Would you quote the material below from its first line through the line containing "plt.rcParams['axes.unicode_minus'] = False", exactly and with both ends included?

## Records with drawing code
○ ○ ○ ○ ○
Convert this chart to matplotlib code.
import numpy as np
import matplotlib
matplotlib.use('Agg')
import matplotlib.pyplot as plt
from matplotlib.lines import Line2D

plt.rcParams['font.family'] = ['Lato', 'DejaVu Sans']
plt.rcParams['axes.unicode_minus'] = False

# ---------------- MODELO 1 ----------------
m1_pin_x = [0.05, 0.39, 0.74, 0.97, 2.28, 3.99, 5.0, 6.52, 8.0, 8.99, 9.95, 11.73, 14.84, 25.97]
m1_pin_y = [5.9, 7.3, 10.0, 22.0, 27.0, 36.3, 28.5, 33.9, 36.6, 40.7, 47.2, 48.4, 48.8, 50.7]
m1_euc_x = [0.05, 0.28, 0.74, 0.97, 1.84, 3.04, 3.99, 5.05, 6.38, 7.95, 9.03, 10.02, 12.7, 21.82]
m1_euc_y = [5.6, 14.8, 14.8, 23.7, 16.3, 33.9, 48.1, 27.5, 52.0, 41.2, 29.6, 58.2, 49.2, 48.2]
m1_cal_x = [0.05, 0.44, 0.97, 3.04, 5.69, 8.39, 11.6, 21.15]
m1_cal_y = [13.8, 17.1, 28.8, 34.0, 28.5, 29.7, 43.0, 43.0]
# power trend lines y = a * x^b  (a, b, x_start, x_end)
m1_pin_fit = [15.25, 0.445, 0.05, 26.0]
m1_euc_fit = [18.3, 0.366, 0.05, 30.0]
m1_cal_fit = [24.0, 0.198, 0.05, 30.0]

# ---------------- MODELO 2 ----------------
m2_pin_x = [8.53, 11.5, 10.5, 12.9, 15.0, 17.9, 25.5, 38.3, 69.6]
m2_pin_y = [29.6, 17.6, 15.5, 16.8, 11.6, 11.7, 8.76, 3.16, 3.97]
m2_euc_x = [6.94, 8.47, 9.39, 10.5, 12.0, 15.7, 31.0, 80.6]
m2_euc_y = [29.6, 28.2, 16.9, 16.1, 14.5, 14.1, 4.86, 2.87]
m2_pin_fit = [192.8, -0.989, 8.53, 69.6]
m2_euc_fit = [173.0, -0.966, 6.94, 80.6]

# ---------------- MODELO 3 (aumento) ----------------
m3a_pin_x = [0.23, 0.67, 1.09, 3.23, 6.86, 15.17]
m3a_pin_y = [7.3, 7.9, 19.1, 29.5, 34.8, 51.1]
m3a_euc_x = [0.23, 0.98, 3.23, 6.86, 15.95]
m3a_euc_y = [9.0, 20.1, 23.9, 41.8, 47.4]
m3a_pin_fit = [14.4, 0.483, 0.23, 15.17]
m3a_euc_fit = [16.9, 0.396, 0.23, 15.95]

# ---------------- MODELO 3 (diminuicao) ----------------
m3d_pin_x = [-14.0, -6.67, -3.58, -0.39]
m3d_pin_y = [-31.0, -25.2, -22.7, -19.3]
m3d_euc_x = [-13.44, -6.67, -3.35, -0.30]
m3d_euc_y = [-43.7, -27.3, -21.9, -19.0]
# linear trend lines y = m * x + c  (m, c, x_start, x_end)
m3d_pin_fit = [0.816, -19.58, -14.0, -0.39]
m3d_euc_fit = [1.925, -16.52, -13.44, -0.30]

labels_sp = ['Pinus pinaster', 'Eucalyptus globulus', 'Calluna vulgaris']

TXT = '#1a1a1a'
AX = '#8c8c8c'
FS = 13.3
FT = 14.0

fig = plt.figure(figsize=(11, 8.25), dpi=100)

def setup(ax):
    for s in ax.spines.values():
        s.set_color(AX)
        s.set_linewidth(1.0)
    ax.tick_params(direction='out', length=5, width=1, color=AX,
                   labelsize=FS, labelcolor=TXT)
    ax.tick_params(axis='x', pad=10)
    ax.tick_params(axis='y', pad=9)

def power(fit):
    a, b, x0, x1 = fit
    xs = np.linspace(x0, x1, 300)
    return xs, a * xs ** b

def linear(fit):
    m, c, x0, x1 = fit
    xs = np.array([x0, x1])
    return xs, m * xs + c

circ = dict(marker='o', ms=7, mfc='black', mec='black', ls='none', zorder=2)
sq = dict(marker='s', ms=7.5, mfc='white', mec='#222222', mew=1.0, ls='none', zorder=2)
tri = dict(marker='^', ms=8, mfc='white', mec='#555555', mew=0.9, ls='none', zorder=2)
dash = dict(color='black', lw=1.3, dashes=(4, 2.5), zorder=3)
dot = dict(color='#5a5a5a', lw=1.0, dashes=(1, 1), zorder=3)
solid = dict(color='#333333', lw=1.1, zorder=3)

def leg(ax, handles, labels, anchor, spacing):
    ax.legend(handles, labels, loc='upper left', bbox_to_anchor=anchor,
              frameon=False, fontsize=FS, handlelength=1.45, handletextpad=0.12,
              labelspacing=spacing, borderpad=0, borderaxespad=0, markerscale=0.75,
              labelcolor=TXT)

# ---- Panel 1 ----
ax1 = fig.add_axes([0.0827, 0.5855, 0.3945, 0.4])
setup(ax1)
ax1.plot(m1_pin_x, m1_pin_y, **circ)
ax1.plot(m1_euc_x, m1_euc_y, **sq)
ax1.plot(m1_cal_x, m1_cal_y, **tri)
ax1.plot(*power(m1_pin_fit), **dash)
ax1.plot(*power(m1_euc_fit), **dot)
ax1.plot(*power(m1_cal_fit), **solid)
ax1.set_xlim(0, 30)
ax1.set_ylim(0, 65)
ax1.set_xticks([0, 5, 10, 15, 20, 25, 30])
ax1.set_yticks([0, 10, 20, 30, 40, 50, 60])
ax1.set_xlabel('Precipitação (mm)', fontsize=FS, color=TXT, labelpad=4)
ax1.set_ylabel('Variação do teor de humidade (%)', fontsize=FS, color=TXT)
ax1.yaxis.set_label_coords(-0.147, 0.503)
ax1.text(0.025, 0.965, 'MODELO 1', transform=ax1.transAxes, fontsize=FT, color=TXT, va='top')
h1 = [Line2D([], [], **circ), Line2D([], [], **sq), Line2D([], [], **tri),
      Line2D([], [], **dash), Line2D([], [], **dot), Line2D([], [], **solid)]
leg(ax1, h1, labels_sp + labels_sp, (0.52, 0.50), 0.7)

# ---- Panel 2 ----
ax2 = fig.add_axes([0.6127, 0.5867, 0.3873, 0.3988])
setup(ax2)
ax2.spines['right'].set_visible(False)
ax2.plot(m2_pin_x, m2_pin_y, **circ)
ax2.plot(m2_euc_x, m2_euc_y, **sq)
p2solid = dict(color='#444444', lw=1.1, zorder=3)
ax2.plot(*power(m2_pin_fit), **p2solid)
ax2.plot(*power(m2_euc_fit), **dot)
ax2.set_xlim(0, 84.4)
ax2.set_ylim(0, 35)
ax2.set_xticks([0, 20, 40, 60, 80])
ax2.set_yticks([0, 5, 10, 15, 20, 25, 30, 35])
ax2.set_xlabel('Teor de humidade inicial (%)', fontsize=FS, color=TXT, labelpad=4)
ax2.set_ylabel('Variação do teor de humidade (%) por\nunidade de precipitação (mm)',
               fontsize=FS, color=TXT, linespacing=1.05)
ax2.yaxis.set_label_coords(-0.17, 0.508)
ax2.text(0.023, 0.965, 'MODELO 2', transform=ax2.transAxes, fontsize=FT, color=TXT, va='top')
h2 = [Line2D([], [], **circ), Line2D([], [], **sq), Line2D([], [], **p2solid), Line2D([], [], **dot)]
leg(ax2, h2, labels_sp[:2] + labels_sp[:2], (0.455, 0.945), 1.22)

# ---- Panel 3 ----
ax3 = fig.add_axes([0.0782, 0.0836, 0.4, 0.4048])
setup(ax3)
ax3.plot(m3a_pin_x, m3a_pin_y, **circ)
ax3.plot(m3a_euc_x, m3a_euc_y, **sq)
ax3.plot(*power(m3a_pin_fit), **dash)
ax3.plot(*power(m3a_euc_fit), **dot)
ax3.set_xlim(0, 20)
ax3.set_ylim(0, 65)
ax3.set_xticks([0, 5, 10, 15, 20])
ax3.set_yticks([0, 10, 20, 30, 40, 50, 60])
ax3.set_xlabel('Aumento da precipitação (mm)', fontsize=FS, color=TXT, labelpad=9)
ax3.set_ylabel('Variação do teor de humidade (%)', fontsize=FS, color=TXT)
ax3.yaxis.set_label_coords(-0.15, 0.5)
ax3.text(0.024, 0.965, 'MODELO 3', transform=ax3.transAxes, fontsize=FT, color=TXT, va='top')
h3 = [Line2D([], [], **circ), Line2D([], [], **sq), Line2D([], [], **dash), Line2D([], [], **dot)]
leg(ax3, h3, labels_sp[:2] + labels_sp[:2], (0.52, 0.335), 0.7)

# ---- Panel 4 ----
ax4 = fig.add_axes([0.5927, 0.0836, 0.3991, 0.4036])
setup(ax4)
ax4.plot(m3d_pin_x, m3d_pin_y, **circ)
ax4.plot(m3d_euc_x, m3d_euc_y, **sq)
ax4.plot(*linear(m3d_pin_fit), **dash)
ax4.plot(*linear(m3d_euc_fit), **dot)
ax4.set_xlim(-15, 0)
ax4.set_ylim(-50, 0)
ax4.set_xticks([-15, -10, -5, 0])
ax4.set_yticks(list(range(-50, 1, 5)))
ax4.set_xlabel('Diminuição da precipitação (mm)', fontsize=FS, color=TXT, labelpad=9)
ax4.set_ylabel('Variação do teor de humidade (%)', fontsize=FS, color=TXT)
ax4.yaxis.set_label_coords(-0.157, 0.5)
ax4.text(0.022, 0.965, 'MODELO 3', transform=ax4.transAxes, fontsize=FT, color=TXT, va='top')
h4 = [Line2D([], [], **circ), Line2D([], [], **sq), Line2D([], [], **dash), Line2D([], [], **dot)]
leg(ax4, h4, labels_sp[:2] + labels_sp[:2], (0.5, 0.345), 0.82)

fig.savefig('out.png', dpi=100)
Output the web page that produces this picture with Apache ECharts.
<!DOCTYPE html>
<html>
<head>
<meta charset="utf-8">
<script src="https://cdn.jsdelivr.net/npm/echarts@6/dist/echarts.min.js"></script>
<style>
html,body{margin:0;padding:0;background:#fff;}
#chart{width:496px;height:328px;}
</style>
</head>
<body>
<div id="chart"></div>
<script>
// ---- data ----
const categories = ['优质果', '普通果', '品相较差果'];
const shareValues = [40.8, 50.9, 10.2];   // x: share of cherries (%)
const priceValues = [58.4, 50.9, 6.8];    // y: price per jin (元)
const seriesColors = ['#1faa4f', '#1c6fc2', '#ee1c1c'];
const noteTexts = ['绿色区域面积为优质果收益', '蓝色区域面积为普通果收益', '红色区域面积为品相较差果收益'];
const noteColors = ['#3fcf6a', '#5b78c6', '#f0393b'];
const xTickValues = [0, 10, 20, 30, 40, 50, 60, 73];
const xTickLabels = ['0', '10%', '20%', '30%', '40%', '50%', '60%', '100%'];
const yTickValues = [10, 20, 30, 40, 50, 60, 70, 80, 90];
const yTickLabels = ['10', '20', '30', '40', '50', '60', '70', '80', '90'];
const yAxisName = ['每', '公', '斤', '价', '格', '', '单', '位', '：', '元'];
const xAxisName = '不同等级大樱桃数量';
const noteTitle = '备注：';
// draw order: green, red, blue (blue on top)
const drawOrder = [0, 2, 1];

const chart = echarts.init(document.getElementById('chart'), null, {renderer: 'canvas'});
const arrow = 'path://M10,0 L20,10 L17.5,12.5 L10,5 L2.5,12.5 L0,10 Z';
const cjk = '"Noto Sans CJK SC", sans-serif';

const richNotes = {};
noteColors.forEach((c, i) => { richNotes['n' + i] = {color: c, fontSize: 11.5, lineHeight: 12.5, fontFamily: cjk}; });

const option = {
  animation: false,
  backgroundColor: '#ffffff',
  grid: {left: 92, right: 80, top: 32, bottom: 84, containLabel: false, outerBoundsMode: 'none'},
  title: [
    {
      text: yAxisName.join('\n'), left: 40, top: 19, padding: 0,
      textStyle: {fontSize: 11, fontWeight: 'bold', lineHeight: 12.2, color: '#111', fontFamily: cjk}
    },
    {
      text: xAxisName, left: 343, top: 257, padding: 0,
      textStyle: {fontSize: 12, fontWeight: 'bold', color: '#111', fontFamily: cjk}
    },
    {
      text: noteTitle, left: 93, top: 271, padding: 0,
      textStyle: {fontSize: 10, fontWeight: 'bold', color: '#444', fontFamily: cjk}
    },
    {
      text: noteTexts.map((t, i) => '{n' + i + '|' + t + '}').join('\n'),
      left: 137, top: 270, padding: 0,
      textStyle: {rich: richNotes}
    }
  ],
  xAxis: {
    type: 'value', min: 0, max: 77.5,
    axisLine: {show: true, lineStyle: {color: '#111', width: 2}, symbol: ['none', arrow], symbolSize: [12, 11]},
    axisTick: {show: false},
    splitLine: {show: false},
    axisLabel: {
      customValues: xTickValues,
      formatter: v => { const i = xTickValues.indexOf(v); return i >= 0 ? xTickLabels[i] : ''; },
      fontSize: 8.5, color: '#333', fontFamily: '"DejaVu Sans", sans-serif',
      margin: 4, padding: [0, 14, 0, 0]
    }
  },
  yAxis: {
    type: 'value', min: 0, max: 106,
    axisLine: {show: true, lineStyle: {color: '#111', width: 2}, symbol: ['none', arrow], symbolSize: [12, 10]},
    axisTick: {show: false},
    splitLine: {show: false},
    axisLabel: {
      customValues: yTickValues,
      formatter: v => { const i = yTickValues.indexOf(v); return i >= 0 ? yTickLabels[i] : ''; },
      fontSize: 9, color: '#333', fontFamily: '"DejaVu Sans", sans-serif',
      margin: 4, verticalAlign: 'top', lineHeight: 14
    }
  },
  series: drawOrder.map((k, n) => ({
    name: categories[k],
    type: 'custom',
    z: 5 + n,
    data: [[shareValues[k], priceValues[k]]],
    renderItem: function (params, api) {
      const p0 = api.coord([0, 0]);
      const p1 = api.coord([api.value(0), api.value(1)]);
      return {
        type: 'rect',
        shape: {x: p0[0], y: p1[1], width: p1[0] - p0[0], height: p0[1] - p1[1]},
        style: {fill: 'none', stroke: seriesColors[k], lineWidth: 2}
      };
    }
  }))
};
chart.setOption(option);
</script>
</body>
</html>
○ ○ ○ ○ ○
## ANSWER BELOW
Convert this chart to matplotlib code.
import numpy as np
import matplotlib
matplotlib.use('Agg')
import matplotlib.pyplot as plt
from matplotlib.lines import Line2D

plt.rcParams['font.family'] = ['Lato', 'DejaVu Sans']
plt.rcParams['axes.unicode_minus'] = False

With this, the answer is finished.